(Source code of charts)
.....

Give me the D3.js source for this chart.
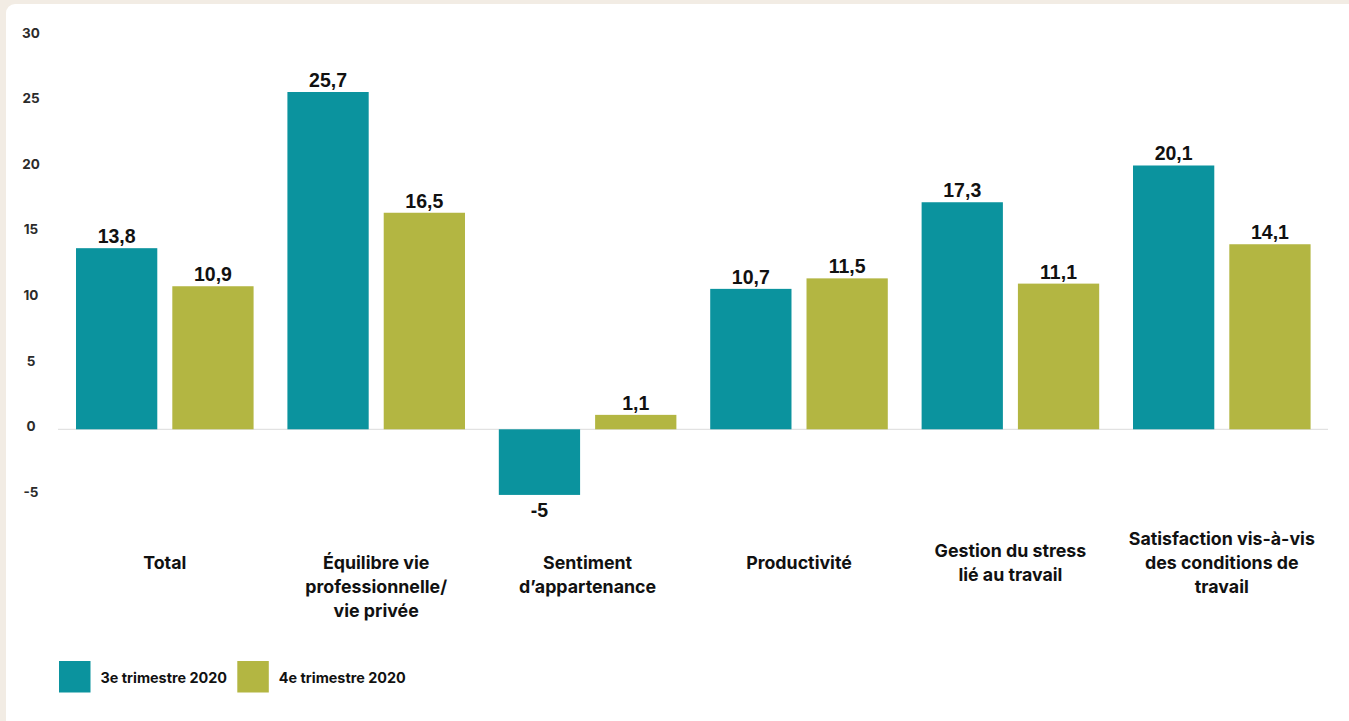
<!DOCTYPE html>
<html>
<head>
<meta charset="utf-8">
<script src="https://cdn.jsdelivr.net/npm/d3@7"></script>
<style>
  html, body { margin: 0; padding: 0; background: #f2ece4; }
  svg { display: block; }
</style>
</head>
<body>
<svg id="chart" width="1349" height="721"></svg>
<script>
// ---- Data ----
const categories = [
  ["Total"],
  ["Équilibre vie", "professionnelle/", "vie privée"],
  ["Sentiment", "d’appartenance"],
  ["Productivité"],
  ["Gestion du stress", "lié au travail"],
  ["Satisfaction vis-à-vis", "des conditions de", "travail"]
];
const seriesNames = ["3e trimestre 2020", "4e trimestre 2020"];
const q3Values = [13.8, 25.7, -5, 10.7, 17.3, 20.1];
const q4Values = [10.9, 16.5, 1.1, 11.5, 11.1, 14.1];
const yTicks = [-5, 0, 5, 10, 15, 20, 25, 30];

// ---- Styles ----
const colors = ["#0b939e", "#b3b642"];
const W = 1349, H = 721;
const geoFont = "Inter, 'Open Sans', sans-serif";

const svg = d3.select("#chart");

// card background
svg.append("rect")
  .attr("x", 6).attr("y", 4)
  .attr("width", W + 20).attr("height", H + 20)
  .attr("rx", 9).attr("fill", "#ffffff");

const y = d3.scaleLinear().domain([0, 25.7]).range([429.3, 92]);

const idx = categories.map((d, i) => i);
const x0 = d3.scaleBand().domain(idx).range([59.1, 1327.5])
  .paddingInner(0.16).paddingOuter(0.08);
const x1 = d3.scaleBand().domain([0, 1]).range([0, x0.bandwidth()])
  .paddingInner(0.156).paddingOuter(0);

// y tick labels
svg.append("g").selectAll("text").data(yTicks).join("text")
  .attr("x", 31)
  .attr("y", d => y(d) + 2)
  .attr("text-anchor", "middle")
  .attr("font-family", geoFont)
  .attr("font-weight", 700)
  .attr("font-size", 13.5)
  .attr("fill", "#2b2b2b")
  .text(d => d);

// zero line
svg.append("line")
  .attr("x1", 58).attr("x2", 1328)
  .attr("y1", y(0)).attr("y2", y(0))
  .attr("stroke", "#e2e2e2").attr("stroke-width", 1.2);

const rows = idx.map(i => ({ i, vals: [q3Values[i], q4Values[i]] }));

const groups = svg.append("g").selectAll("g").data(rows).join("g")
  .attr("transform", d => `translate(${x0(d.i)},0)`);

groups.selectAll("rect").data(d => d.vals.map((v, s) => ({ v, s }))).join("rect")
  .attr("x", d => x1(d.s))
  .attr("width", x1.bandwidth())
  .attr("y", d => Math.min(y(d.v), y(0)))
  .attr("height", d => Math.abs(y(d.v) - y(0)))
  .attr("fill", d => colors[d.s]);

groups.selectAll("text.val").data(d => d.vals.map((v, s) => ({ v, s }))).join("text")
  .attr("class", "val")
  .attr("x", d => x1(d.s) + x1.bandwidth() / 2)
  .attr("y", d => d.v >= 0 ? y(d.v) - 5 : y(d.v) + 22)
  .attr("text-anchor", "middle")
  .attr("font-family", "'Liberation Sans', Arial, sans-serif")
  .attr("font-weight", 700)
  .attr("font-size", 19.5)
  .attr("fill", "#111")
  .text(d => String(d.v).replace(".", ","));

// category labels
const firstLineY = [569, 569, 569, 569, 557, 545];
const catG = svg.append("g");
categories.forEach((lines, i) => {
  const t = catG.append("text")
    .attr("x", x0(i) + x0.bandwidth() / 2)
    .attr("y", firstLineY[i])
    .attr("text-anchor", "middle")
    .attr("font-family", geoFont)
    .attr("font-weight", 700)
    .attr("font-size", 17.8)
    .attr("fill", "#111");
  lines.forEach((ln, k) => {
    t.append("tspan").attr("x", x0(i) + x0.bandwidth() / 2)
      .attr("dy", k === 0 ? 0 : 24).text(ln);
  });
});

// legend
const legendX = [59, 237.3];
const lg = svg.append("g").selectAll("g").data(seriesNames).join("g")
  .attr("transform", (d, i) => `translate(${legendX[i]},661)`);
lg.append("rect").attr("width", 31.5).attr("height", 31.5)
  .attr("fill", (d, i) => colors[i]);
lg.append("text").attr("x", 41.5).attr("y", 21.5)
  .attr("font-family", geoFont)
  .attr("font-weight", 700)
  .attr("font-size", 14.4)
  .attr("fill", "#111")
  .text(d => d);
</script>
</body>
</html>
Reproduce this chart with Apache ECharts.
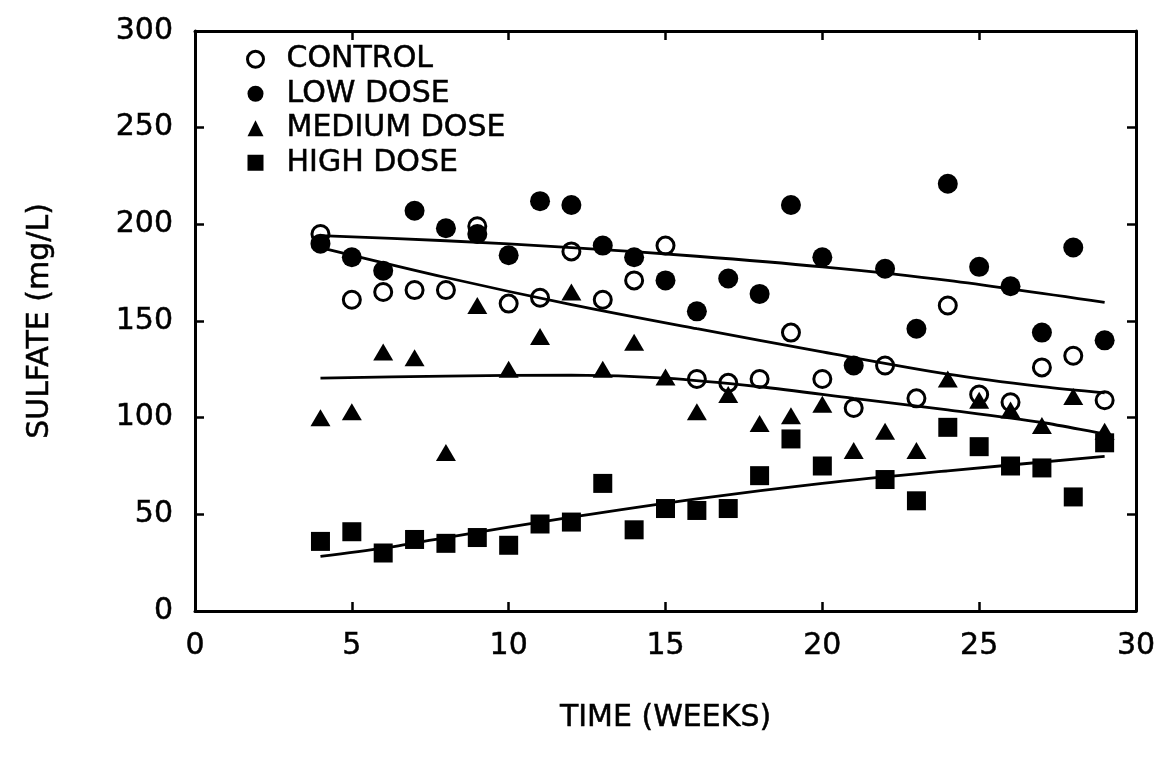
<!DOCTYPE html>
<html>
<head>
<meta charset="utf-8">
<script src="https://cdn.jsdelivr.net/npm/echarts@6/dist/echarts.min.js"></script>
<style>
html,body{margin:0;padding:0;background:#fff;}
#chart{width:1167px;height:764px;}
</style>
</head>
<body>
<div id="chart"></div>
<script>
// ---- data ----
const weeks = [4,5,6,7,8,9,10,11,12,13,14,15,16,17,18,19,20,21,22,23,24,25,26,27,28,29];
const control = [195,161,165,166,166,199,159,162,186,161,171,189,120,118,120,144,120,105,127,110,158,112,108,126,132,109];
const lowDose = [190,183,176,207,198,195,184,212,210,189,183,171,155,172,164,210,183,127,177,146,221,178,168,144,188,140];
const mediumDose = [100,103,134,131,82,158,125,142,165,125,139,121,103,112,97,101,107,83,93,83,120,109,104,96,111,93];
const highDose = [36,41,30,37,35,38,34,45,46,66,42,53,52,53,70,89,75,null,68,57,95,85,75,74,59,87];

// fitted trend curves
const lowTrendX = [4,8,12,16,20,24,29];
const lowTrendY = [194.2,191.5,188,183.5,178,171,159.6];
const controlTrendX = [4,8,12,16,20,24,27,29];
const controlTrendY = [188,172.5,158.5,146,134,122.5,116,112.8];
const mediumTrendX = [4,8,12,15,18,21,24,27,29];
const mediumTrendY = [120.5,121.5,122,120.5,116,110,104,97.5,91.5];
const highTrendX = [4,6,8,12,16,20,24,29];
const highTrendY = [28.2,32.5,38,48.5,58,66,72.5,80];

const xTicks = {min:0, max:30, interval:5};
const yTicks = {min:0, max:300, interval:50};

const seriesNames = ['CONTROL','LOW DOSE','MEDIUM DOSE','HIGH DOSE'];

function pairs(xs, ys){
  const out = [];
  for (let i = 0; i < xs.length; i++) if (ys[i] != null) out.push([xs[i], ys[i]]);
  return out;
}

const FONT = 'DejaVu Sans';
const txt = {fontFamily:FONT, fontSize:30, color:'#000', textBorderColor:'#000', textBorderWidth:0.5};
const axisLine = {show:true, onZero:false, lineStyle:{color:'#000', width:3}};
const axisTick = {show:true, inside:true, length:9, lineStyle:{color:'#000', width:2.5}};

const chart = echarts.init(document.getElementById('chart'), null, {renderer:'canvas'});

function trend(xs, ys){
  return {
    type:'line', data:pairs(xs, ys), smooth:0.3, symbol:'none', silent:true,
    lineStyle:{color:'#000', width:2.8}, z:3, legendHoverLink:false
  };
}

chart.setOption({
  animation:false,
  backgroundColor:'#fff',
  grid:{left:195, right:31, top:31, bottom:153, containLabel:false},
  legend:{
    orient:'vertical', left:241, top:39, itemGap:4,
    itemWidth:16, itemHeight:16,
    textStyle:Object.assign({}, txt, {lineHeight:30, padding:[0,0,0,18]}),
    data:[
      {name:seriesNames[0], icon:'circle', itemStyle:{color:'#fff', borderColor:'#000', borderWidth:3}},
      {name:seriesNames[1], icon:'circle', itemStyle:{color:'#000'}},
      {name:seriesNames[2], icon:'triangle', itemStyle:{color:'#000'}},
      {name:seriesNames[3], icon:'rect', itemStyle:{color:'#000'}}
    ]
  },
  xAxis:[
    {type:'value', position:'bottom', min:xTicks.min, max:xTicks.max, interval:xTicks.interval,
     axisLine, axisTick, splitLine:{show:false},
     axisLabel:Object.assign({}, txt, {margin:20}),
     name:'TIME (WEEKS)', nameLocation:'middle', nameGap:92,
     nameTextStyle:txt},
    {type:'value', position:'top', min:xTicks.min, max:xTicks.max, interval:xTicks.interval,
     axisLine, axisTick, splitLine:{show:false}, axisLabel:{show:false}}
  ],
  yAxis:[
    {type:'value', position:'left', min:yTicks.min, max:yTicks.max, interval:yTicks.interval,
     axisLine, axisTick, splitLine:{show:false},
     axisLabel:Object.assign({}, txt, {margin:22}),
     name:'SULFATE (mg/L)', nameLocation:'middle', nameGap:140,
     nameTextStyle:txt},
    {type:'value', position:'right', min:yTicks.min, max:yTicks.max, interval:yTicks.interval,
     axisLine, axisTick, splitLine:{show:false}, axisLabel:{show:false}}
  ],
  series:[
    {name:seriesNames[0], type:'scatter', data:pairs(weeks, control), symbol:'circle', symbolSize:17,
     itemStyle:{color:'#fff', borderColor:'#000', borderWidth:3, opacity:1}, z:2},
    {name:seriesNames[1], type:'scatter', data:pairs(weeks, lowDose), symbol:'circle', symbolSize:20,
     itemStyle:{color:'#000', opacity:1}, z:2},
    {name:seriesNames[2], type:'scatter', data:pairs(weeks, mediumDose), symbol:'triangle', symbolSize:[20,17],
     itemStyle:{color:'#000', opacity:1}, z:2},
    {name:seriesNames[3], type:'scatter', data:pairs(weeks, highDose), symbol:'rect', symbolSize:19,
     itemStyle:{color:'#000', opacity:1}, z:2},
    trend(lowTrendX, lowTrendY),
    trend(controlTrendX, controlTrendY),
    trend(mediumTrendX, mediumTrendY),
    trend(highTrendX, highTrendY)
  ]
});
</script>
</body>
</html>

.....

Only the lines from the top of the data through the line with "const y = d3.scaleLinear().domain([0, 25.7]).range([429.3, 92]);" should be quoted, exactly and with both ends kept; skip the pictures.

_Expected answer_
Give me the D3.js source for this chart.
<!DOCTYPE html>
<html>
<head>
<meta charset="utf-8">
<script src="https://cdn.jsdelivr.net/npm/d3@7"></script>
<style>
  html, body { margin: 0; padding: 0; background: #f2ece4; }
  svg { display: block; }
</style>
</head>
<body>
<svg id="chart" width="1349" height="721"></svg>
<script>
// ---- Data ----
const categories = [
  ["Total"],
  ["Équilibre vie", "professionnelle/", "vie privée"],
  ["Sentiment", "d’appartenance"],
  ["Productivité"],
  ["Gestion du stress", "lié au travail"],
  ["Satisfaction vis-à-vis", "des conditions de", "travail"]
];
const seriesNames = ["3e trimestre 2020", "4e trimestre 2020"];
const q3Values = [13.8, 25.7, -5, 10.7, 17.3, 20.1];
const q4Values = [10.9, 16.5, 1.1, 11.5, 11.1, 14.1];
const yTicks = [-5, 0, 5, 10, 15, 20, 25, 30];

// ---- Styles ----
const colors = ["#0b939e", "#b3b642"];
const W = 1349, H = 721;
const geoFont = "Inter, 'Open Sans', sans-serif";

const svg = d3.select("#chart");

// card background
svg.append("rect")
  .attr("x", 6).attr("y", 4)
  .attr("width", W + 20).attr("height", H + 20)
  .attr("rx", 9).attr("fill", "#ffffff");

const y = d3.scaleLinear().domain([0, 25.7]).range([429.3, 92]);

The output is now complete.